Happy Lunar New Year! Also referred to as the Chinese New Year and Spring Festival, this week-long holiday is thousands of years old and perhaps the most important in the region.
It is a time to celebrate with family and friends. Traditions include offering good luck wishes in red envelopes and eating fish.
The holiday is associated with the Chinese zodiac where your sign is determined by your birth year. This is the year of the Monkey. People born this year tend to be adventurous, ambitious; they can get irritated easily.
In the spirit of Lunar New Year, let’s visit one of the oldest scholar gardens in Suzhou, China – The Master of Nets Garden. It was “born” in 1140, which was also the year of the Monkey.

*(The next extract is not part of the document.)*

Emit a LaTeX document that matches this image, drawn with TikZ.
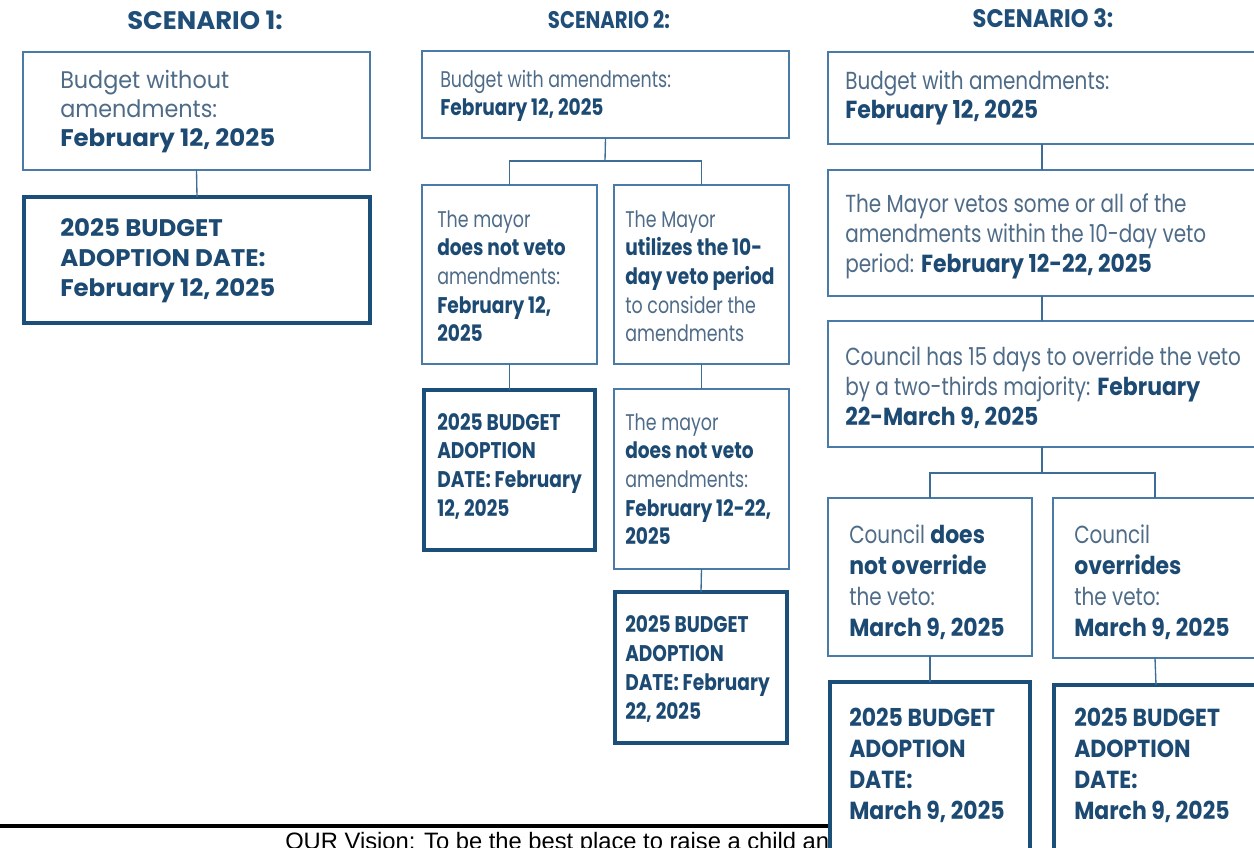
\documentclass[tikz,border=0pt]{standalone}
\usepackage{fontspec}
\setmainfont{Poppins}
\newfontfamily\fA[FakeStretch=0.93, BoldFeatures={FakeStretch=1.02}]{Poppins}
\newfontfamily\fB[FakeStretch=0.77, BoldFeatures={FakeStretch=0.82}]{Poppins}
\newfontfamily\fC[FakeStretch=0.81, BoldFeatures={FakeStretch=0.89}]{Poppins}
\newfontfamily\ffoot{Liberation Sans}
\definecolor{thinc}{HTML}{4A7BA6}
\definecolor{thickc}{HTML}{1B4F7A}
\definecolor{linkc}{HTML}{3D6D96}
\definecolor{headc}{HTML}{1F4E79}
\definecolor{regc}{HTML}{4E6B88}
\definecolor{boldc}{HTML}{1C4A72}
\newcommand{\bd}[1]{{\bfseries\color{boldc}#1}}
\newcommand{\mkbox}[6]{\node[#2, minimum width={(#5-#3)*0.75pt}, minimum height={(#6-#4)*0.75pt}] (#1) at ({(#3+#5)/2},{(#4+#6)/2}) {};}
\newcommand{\mktext}[5]{\node[txt, font=#2] (#1) at (#3,#4) {\parbox[t]{330pt}{\leavevmode#5}};}
\tikzset{
  thinbox/.style={draw=thinc, line width=1pt, fill=white, inner sep=0pt, outer sep=0pt},
  thickbox/.style={draw=thickc, line width=2.8pt, fill=white, inner sep=0pt, outer sep=0pt},
  link/.style={draw=linkc, line width=1pt},
  txt/.style={anchor=base west, inner sep=0pt, text=regc},
  head/.style={anchor=base, inner sep=0pt, text=headc}
}
\begin{document}
\begin{tikzpicture}[x=0.75pt,y=-0.75pt]
\useasboundingbox (0,0) rectangle (1254,847);
\clip (0,0) rectangle (1254,847);
% footer
\coordinate (fl) at (0,826);
\coordinate (fr) at (828,826);
\draw[black, line width=2.4pt] (fl) -- (fr);
\node[anchor=base west, inner sep=0pt, font=\ffoot\fontsize{17.8}{20}\selectfont] (foot) at (285,849) {OUR Vision: To be the best place to raise a child and};
% headings
\node[head, font=\fA\fontsize{19}{22}\selectfont\bfseries] (h1) at (205,29) {SCENARIO 1:};
\node[head, font=\fB\fontsize{18}{22}\selectfont\bfseries] (h2) at (609,28) {SCENARIO 2:};
\node[head, font=\fC\fontsize{19}{22}\selectfont\bfseries] (h3) at (1043,27) {SCENARIO 3:};
% scenario 1 boxes
\mkbox{A1}{thinbox}{23}{52}{370}{170}
\mkbox{B1}{thickbox}{24}{197}{370}{323}
% scenario 2 boxes
\mkbox{A2}{thinbox}{422}{51}{789}{138}
\mkbox{B2a}{thinbox}{422}{185}{597}{364}
\mkbox{B2b}{thinbox}{614}{185}{789}{364}
\mkbox{C2a}{thickbox}{424}{390}{595}{550}
\mkbox{C2b}{thinbox}{614}{389}{789}{569}
\mkbox{D2}{thickbox}{615}{592}{787}{743}
% scenario 3 boxes
\mkbox{A3}{thinbox}{828}{52}{1256}{144}
\mkbox{B3}{thinbox}{828}{170}{1256}{296}
\mkbox{C3}{thinbox}{828}{321}{1256}{447}
\mkbox{D3a}{thinbox}{828}{498}{1032}{656}
\mkbox{D3b}{thinbox}{1053}{498}{1257}{658}
\mkbox{E3a}{thickbox}{830}{682}{1030}{920}
\mkbox{E3b}{thickbox}{1054}{685}{1258}{920}
% connectors
\coordinate (j2) at (605,161);
\coordinate (j3) at (1042,473);
\draw[link] (A1.south) -- (B1.north);
\draw[link] (A2.south) -- (j2);
\draw[link] (B2a.north) |- (j2) -| (B2b.north);
\draw[link] (B2a.south) -- (C2a.north);
\draw[link] (B2b.south) -- (C2b.north);
\draw[link] (C2b.south) -- (D2.north);
\draw[link] (A3.south) -- (B3.north);
\draw[link] (B3.south) -- (C3.north);
\draw[link] (C3.south) -- (j3);
\draw[link] (D3a.north) |- (j3) -| (D3b.north);
\draw[link] (D3a.south) -- (E3a.north);
\draw[link] (D3b.south) -- (E3b.north);
% texts scenario 1
\mktext{A1t}{\fA\fontsize{18}{21.75}\selectfont}{60}{88}{Budget without\\amendments:\\\bd{February 12, 2025}}
\mktext{B1t}{\fA\fontsize{18}{22.5}\selectfont}{60}{236}{\bd{2025 BUDGET}\\\bd{ADOPTION DATE:}\\\bd{February 12, 2025}}
% texts scenario 2
\mktext{A2t}{\fB\fontsize{17}{21}\selectfont}{440}{87}{Budget with amendments:\\\bd{February 12, 2025}}
\mktext{B2at}{\fB\fontsize{17}{21.5}\selectfont}{437}{227}{The mayor\\\bd{does not veto}\\amendments:\\\bd{February 12,}\\\bd{2025}}
\mktext{B2bt}{\fB\fontsize{17}{21.5}\selectfont}{625}{227}{The Mayor\\\bd{utilizes the 10-}\\\bd{day veto period}\\to consider the\\amendments}
\mktext{C2at}{\fB\fontsize{17}{21.5}\selectfont}{437}{430}{\bd{2025 BUDGET}\\\bd{ADOPTION}\\\bd{DATE: February}\\\bd{12, 2025}}
\mktext{C2bt}{\fB\fontsize{17}{21.5}\selectfont}{625}{430}{The mayor\\\bd{does not veto}\\amendments:\\\bd{February 12-22,}\\\bd{2025}}
\mktext{D2t}{\fB\fontsize{17}{21.75}\selectfont}{625}{632}{\bd{2025 BUDGET}\\\bd{ADOPTION}\\\bd{DATE: February}\\\bd{22, 2025}}
% texts scenario 3
\mktext{A3t}{\fC\fontsize{18.5}{22}\selectfont}{845}{89}{Budget with amendments:\\\bd{February 12, 2025}}
\mktext{B3t}{\fC\fontsize{18.5}{22.5}\selectfont}{845}{212}{The Mayor vetos some or all of the\\amendments within the 10-day veto\\period: \bd{February 12-22, 2025}}
\mktext{C3t}{\fC\fontsize{18.5}{22.5}\selectfont}{845}{365}{Council has 15 days to override the veto\\by a two-thirds majority: \bd{February}\\\bd{22-March 9, 2025}}
\mktext{D3at}{\fC\fontsize{18.5}{23.25}\selectfont}{849}{543}{Council \bd{does}\\\bd{not override}\\the veto:\\\bd{March 9, 2025}}
\mktext{D3bt}{\fC\fontsize{18.5}{23.25}\selectfont}{1074}{543}{Council\\\bd{overrides}\\the veto:\\\bd{March 9, 2025}}
\mktext{E3at}{\fC\fontsize{18.5}{23.25}\selectfont}{849}{726}{\bd{2025 BUDGET}\\\bd{ADOPTION}\\\bd{DATE:}\\\bd{March 9, 2025}}
\mktext{E3bt}{\fC\fontsize{18.5}{23.25}\selectfont}{1074}{726}{\bd{2025 BUDGET}\\\bd{ADOPTION}\\\bd{DATE:}\\\bd{March 9, 2025}}
\end{tikzpicture}
\end{document}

At slightly over an acre, The Master of Nets is a wonderful example of what can be done in a relatively small space.
Its history mirrors that of many Suzhou gardens. For centuries the city was a magnet for retiring government officials. These were people who had done well in the competitive world of state business and sought a restful spot to dedicate time to painting, music, poetry, and garden making.

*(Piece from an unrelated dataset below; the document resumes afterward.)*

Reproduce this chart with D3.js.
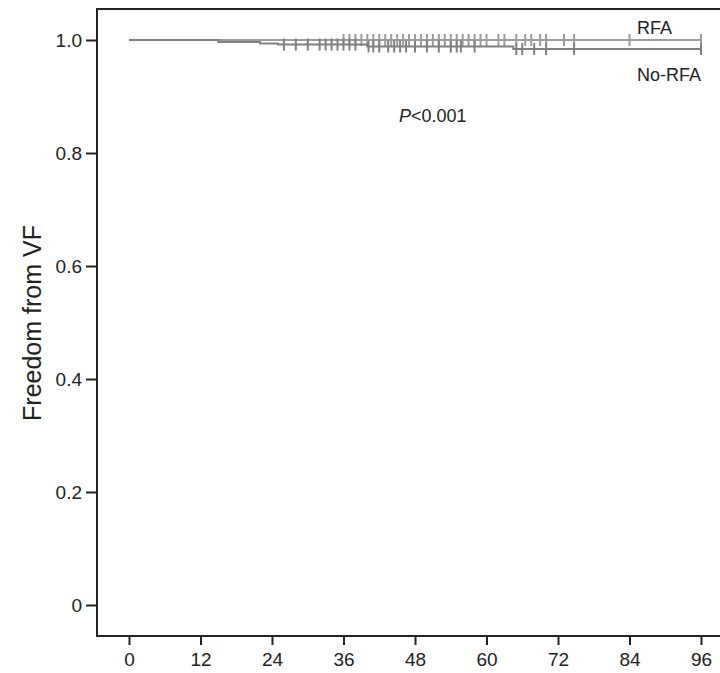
<!DOCTYPE html>
<html>
<head>
<meta charset="utf-8">
<script src="https://cdn.jsdelivr.net/npm/d3@7"></script>
<style>
  body { margin: 0; background: #fff; }
  text { font-family: Arial, "Liberation Sans", sans-serif; fill: #222; }
</style>
</head>
<body>
<div id="chart"></div>
<script>
// months of follow-up and survival estimates
var xTicks = [0, 12, 24, 36, 48, 60, 72, 84, 96];
var yTicks = [0, 0.2, 0.4, 0.6, 0.8, 1.0];
var yTickLabels = ["0", "0.2", "0.4", "0.6", "0.8", "1.0"];

var rfaTimes = [0, 96];
var rfaSurv = [1.0, 1.0];
var rfaCensor = [36, 37, 38, 39, 40, 41, 42, 43, 44, 45, 46, 47, 48, 49, 50, 51, 52, 53, 54, 55,
                 56, 57, 58, 59, 60, 62, 63, 65, 66.5, 67.5, 69, 70, 73, 74.7, 84, 96];

var norfaTimes = [0, 15, 22, 25, 40, 64.5, 96];
var norfaSurv = [1.0, 0.9965, 0.994, 0.992, 0.9885, 0.984, 0.984];
var norfaCensor = [26, 28, 30, 32, 33, 34, 35, 36, 37, 38, 40.2, 41, 42, 43.5, 44.5, 45.5, 46.5,
                   48, 50, 52, 54, 55, 55.7, 58, 65, 66, 68, 70, 74.7, 96];

var width = 720, height = 673;

var x = d3.scaleLinear().domain([0, 96]).range([129, 701]);
var y = d3.scaleLinear().domain([0, 1]).range([605, 40]);

var svg = d3.select("#chart").append("svg")
    .attr("width", width)
    .attr("height", height);

// frame: left, top and bottom lines
var frameLeft = 97, frameTop = 9, frameBottom = 636;
svg.append("path")
    .attr("d", "M" + width + "," + frameTop + "H" + frameLeft + "V" + frameBottom + "H" + width)
    .attr("fill", "none")
    .attr("stroke", "#222")
    .attr("stroke-width", 2);

// x axis
var xAxis = svg.append("g")
    .attr("transform", "translate(0," + frameBottom + ")")
    .call(d3.axisBottom(x).tickValues(xTicks).tickSize(9).tickPadding(8));
xAxis.select(".domain").remove();
xAxis.selectAll(".tick line").attr("stroke", "#222").attr("stroke-width", 2);
xAxis.selectAll(".tick text").attr("font-size", 19).attr("fill", "#222")
    .attr("font-family", "Arial, 'Liberation Sans', sans-serif");

// y axis
var yAxis = svg.append("g")
    .attr("transform", "translate(" + frameLeft + ",0)")
    .call(d3.axisLeft(y).tickValues(yTicks).tickSize(11).tickPadding(4)
      .tickFormat(function(d, i) { return yTickLabels[i]; }));
yAxis.select(".domain").remove();
yAxis.selectAll(".tick line").attr("stroke", "#222").attr("stroke-width", 2);
yAxis.selectAll(".tick text").attr("font-size", 19).attr("fill", "#222")
    .attr("font-family", "Arial, 'Liberation Sans', sans-serif");

svg.append("text")
    .attr("transform", "translate(41,323) rotate(-90)")
    .attr("text-anchor", "middle")
    .attr("font-size", 25)
    .text("Freedom from VF");

// step lines
function stepValue(times, surv, t) {
  var v = surv[0];
  for (var i = 0; i < times.length; i++) {
    if (times[i] <= t) v = surv[i];
  }
  return v;
}

var line = d3.line()
    .x(function(d) { return x(d[0]); })
    .y(function(d) { return y(d[1]); })
    .curve(d3.curveStepAfter);

var groups = [
  {times: rfaTimes, surv: rfaSurv, censor: rfaCensor, color: "#9c9c9c"},
  {times: norfaTimes, surv: norfaSurv, censor: norfaCensor, color: "#808080"}
];

groups.forEach(function(g) {
  var pts = g.times.map(function(t, i) { return [t, g.surv[i]]; });
  svg.append("path")
      .datum(pts)
      .attr("d", line)
      .attr("fill", "none")
      .attr("stroke", g.color)
      .attr("stroke-width", 2);

  svg.selectAll(null)
      .data(g.censor)
    .enter().append("line")
      .attr("x1", function(d) { return x(d); })
      .attr("x2", function(d) { return x(d); })
      .attr("y1", function(d) { return y(stepValue(g.times, g.surv, d)) - 6; })
      .attr("y2", function(d) { return y(stepValue(g.times, g.surv, d)) + 6; })
      .attr("stroke", g.color)
      .attr("stroke-width", 2);
});

// labels
svg.append("text")
    .attr("x", 637)
    .attr("y", 34)
    .attr("font-size", 18)
    .text("RFA");

svg.append("text")
    .attr("x", 637)
    .attr("y", 81)
    .attr("font-size", 18)
    .text("No-RFA");

var p = svg.append("text")
    .attr("x", 399)
    .attr("y", 122)
    .attr("font-size", 18);
p.append("tspan").attr("font-style", "italic").text("P");
p.append("tspan").text("<0.001");
</script>
</body>
</html>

In 1140, retired government official Shi Zhengshi built the Master of Nets Garden in the spirit of a fisherman’s retreat. Its first structure was called the Hall of Ten Thousand Volumes. In 1785, Song Zongyuan, also a retiring government official, added the courtyard home that we see today.
My taxi dropped me off in at the edge of a densely packed neighborhood of narrow streets. I thought this to be the last place to find an ancient scholar garden, but a small sign pointed the way. The short walk left the busy city street behind and added a sense of anticipation.
On the day of my visit a bright red rickshaw added color to the stone and pavement entryway. The façade of the house from the street does not hint at what lies beyond. In typical scholar garden style, the residence is entered right from the street. Because no space gets wasted on front plantings, the back garden is as large as possible.
Once inside, one discovers a series of intimate corridors and halls, punctuated by small spaces for planting. Zigzagging hallways add to the compression of space and serve to slow one down.
After a few turns, the journey is rewarded. The view opens up completely to the central feature of the garden – the Rosy Clouds Pool. Though square in shape, natural rocks and plantings soften its edges. Pavilions invite visitors to enjoy the views on all sides; each is a perfect composition. Paths lead to smaller garden rooms behind these viewing areas.
The pond is fed by a spring behind a cove. Masterful rock arrangements and an arched stone bridge mark the place where water gently pours out through a small stream.
Contrasts make this garden powerful. The dark interior and minimally planted pocket gardens open to the large bright space dominated by water and sky. It is dramatic.
This technique of designing the garden around a large central feature – in this case a pond – is a common feature of the scholar garden.